__AIM__: Leave the pictures out, and retype all of the material exactly as written.

__SOURCE MATERIAL__:
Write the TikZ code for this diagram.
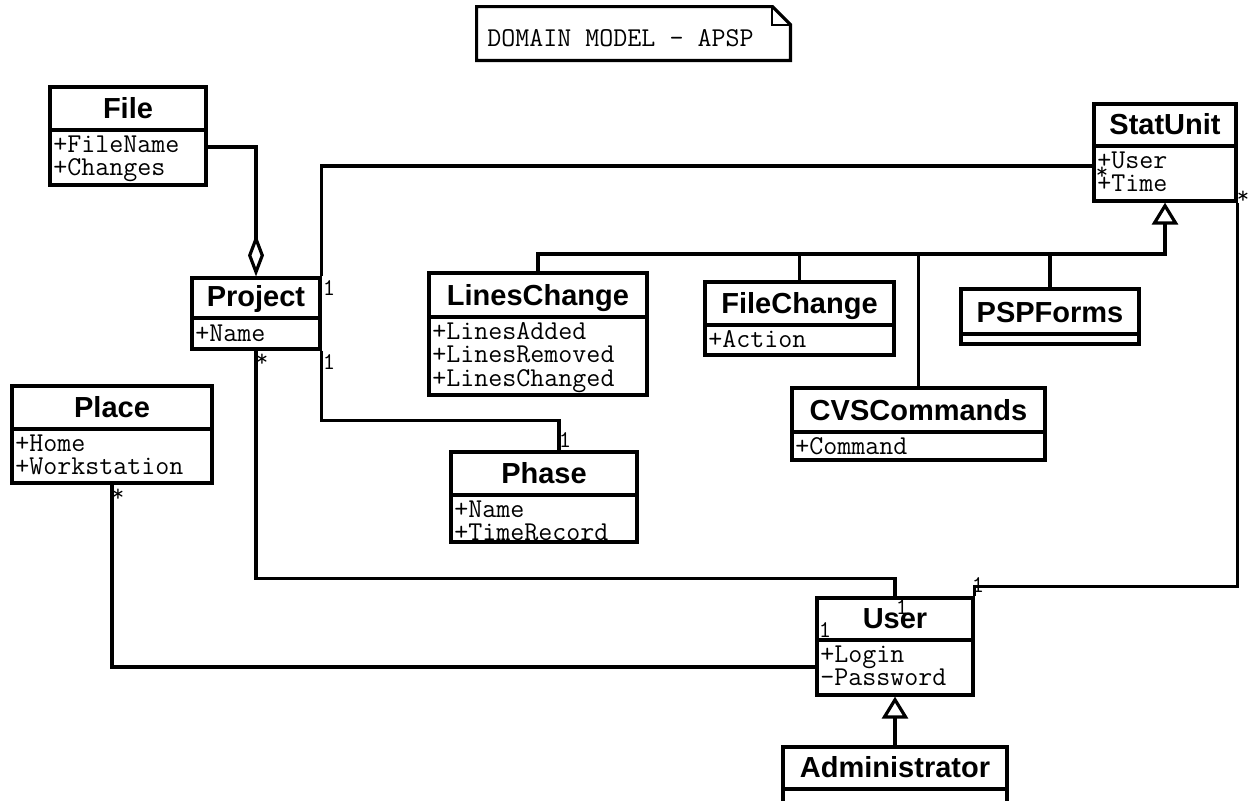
\documentclass[tikz,border=0pt]{standalone}
\usepackage{fontspec}
\setmainfont{Liberation Sans}
\usetikzlibrary{arrows.meta,fit,calc}
\tikzset{
  classbox/.style={draw, line width=1.6pt, inner sep=0pt, fill=white},
  ctitle/.style={font=\bfseries\fontsize{14.5}{16}\selectfont, inner sep=0pt, anchor=base},
  cattr/.style={font=\ttfamily\fontsize{13.6}{15}\selectfont, inner sep=0pt, anchor=base west},
  mult/.style={font=\ttfamily\fontsize{12}{13}\selectfont, inner sep=0pt},
  conn/.style={line width=1.6pt},
  aggr/.style={conn, -{Diamond[open, length=21pt, width=8pt]}},
  genar/.style={conn, -{Triangle[open, length=11pt, width=13pt]}},
}
% name, x1, y1, x2, y2, separator y, title
\newcommand\umlclass[7]{%
  \node[classbox, fit={(#2,#3) (#4,#5)}] (#1) {};
  \draw[line width=1.6pt] (#2,#6) -- (#4,#6);
  \node[ctitle] (#1-t) at ({(#2+#4)/2},{#6-12}) {#7};
}
\newcommand\umlattr[4]{\node[cattr] (#1) at (#2,#3) {#4};}
\begin{document}
\begin{tikzpicture}[x=0.5pt,y=-0.5pt]
\useasboundingbox (0,0) rectangle (1248,800);
\clip (0,0) rectangle (1248,800);

% note
\node[inner sep=0pt, fit={(477,7) (790,60)}] (note) {};
\draw[line width=1.6pt] (note.south west) -- (note.north west) -- ($(note.north east)+(-18,0)$) -- ($(note.north east)+(0,18)$) -- (note.south east) -- cycle;
\draw[line width=1pt] ($(note.north east)+(-18,0)$) |- ($(note.north east)+(0,18)$);
\node[cattr] (notetext) at (487,46) {DOMAIN MODEL - APSP};

% classes
\umlclass{file}{50}{87}{206}{185}{130}{File}
\umlattr{file-a1}{53}{152}{+FileName}
\umlattr{file-a2}{53}{175.5}{+Changes}

\umlclass{project}{192}{278}{320}{349}{318}{Project}
\umlattr{project-a1}{195}{341}{+Name}

\umlclass{place}{12}{386}{212}{483}{429}{Place}
\umlattr{place-a1}{15}{451}{+Home}
\umlattr{place-a2}{15}{474.5}{+Workstation}

\umlclass{statunit}{1094}{104}{1236}{201}{146}{StatUnit}
\umlattr{statunit-a1}{1097}{168}{+User}
\umlattr{statunit-a2}{1097}{191.5}{+Time}

\umlclass{linesc}{429}{273}{647}{395}{317}{LinesChange}
\umlattr{linesc-a1}{432}{339}{+LinesAdded}
\umlattr{linesc-a2}{432}{362.5}{+LinesRemoved}
\umlattr{linesc-a3}{432}{386}{+LinesChanged}

\umlclass{filech}{705}{282}{894}{355}{325}{FileChange}
\umlattr{filech-a1}{708}{347}{+Action}

\umlclass{psp}{961}{289}{1139}{344}{334}{PSPForms}

\umlclass{cvs}{792}{388}{1045}{460}{432}{CVSCommands}
\umlattr{cvs-a1}{795}{454}{+Command}

\umlclass{phase}{451}{452}{637}{542}{495}{Phase}
\umlattr{phase-a1}{454}{517}{+Name}
\umlattr{phase-a2}{454}{540.5}{+TimeRecord}

\umlclass{user}{817}{598}{973}{695}{640}{User}
\umlattr{user-a1}{820}{662}{+Login}
\umlattr{user-a2}{820}{685.5}{-Password}

\umlclass{admin}{783}{747}{1007}{812}{789}{Administrator}

% connectors
\draw[aggr] (file.east |- 0,147) -| (project.north);
\draw[conn] (statunit.west |- 0,166) -| (project.north east);
\draw[conn] (project.south east) -- ++(0,70) -| (phase.north -| 559,0);
\draw[conn] (project.south) -- ++(0,228) -| (user.north);
\draw[conn] (place.south) |- (user.west |- 0,667);
\draw[conn] (user.north east) -- ++(0,-10) -| (statunit.south east);
\coordinate (gj) at (1165,254);
\draw[genar] (linesc.north) |- (gj) -- (statunit.south);
\draw[conn] (filech.north) -- (filech.north |- gj);
\draw[conn] (cvs.north) -- (cvs.north |- gj);
\draw[conn] (psp.north) -- (psp.north |- gj);
\draw[genar] (admin.north) -- (user.south);

% multiplicities
\node[mult] (m1) at (329,288) {1};
\node[mult] (m2) at (329,362) {1};
\node[mult] (m3) at (262,360) {*};
\node[mult] (m4) at (565,440) {1};
\node[mult] (m5) at (1102,173) {*};
\node[mult] (m6) at (1243,197) {*};
\node[mult] (m7) at (118,495) {*};
\node[mult] (m8) at (902,607) {1};
\node[mult] (m9) at (825,630) {1};
\node[mult] (m10) at (978,585) {1};
\end{tikzpicture}
\end{document}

__ANSWER FOR THIS EXERCISE__:
Write the TikZ code for this diagram.
\documentclass[tikz,border=0pt]{standalone}
\usepackage{fontspec}
\setmainfont{Liberation Sans}
\usetikzlibrary{arrows.meta,fit,calc}
\tikzset{
  classbox/.style={draw, line width=1.6pt, inner sep=0pt, fill=white},
  ctitle/.style={font=\bfseries\fontsize{14.5}{16}\selectfont, inner sep=0pt, anchor=base},
  cattr/.style={font=\ttfamily\fontsize{13.6}{15}\selectfont, inner sep=0pt, anchor=base west},
  mult/.style={font=\ttfamily\fontsize{12}{13}\selectfont, inner sep=0pt},
  conn/.style={line width=1.6pt},
  aggr/.style={conn, -{Diamond[open, length=21pt, width=8pt]}},
  genar/.style={conn, -{Triangle[open, length=11pt, width=13pt]}},
}
% name, x1, y1, x2, y2, separator y, title
\newcommand\umlclass[7]{%
  \node[classbox, fit={(#2,#3) (#4,#5)}] (#1) {};
  \draw[line width=1.6pt] (#2,#6) -- (#4,#6);
  \node[ctitle] (#1-t) at ({(#2+#4)/2},{#6-12}) {#7};
}
\newcommand\umlattr[4]{\node[cattr] (#1) at (#2,#3) {#4};}
\begin{document}
\begin{tikzpicture}[x=0.5pt,y=-0.5pt]
\useasboundingbox (0,0) rectangle (1248,800);
\clip (0,0) rectangle (1248,800);

% note
\node[inner sep=0pt, fit={(477,7) (790,60)}] (note) {};
\draw[line width=1.6pt] (note.south west) -- (note.north west) -- ($(note.north east)+(-18,0)$) -- ($(note.north east)+(0,18)$) -- (note.south east) -- cycle;
\draw[line width=1pt] ($(note.north east)+(-18,0)$) |- ($(note.north east)+(0,18)$);
\node[cattr] (notetext) at (487,46) {DOMAIN MODEL - APSP};

% classes
\umlclass{file}{50}{87}{206}{185}{130}{File}
\umlattr{file-a1}{53}{152}{+FileName}
\umlattr{file-a2}{53}{175.5}{+Changes}

\umlclass{project}{192}{278}{320}{349}{318}{Project}
\umlattr{project-a1}{195}{341}{+Name}

\umlclass{place}{12}{386}{212}{483}{429}{Place}
\umlattr{place-a1}{15}{451}{+Home}
\umlattr{place-a2}{15}{474.5}{+Workstation}

\umlclass{statunit}{1094}{104}{1236}{201}{146}{StatUnit}
\umlattr{statunit-a1}{1097}{168}{+User}
\umlattr{statunit-a2}{1097}{191.5}{+Time}

\umlclass{linesc}{429}{273}{647}{395}{317}{LinesChange}
\umlattr{linesc-a1}{432}{339}{+LinesAdded}
\umlattr{linesc-a2}{432}{362.5}{+LinesRemoved}
\umlattr{linesc-a3}{432}{386}{+LinesChanged}

\umlclass{filech}{705}{282}{894}{355}{325}{FileChange}
\umlattr{filech-a1}{708}{347}{+Action}

\umlclass{psp}{961}{289}{1139}{344}{334}{PSPForms}

\umlclass{cvs}{792}{388}{1045}{460}{432}{CVSCommands}
\umlattr{cvs-a1}{795}{454}{+Command}

\umlclass{phase}{451}{452}{637}{542}{495}{Phase}
\umlattr{phase-a1}{454}{517}{+Name}
\umlattr{phase-a2}{454}{540.5}{+TimeRecord}

\umlclass{user}{817}{598}{973}{695}{640}{User}
\umlattr{user-a1}{820}{662}{+Login}
\umlattr{user-a2}{820}{685.5}{-Password}

\umlclass{admin}{783}{747}{1007}{812}{789}{Administrator}

% connectors
\draw[aggr] (file.east |- 0,147) -| (project.north);
\draw[conn] (statunit.west |- 0,166) -| (project.north east);
\draw[conn] (project.south east) -- ++(0,70) -| (phase.north -| 559,0);
\draw[conn] (project.south) -- ++(0,228) -| (user.north);
\draw[conn] (place.south) |- (user.west |- 0,667);
\draw[conn] (user.north east) -- ++(0,-10) -| (statunit.south east);
\coordinate (gj) at (1165,254);
\draw[genar] (linesc.north) |- (gj) -- (statunit.south);
\draw[conn] (filech.north) -- (filech.north |- gj);
\draw[conn] (cvs.north) -- (cvs.north |- gj);
\draw[conn] (psp.north) -- (psp.north |- gj);
\draw[genar] (admin.north) -- (user.south);

% multiplicities
\node[mult] (m1) at (329,288) {1};
\node[mult] (m2) at (329,362) {1};
\node[mult] (m3) at (262,360) {*};
\node[mult] (m4) at (565,440) {1};
\node[mult] (m5) at (1102,173) {*};
\node[mult] (m6) at (1243,197) {*};
\node[mult] (m7) at (118,495) {*};
\node[mult] (m8) at (902,607) {1};
\node[mult] (m9) at (825,630) {1};
\node[mult] (m10) at (978,585) {1};
\end{tikzpicture}
\end{document}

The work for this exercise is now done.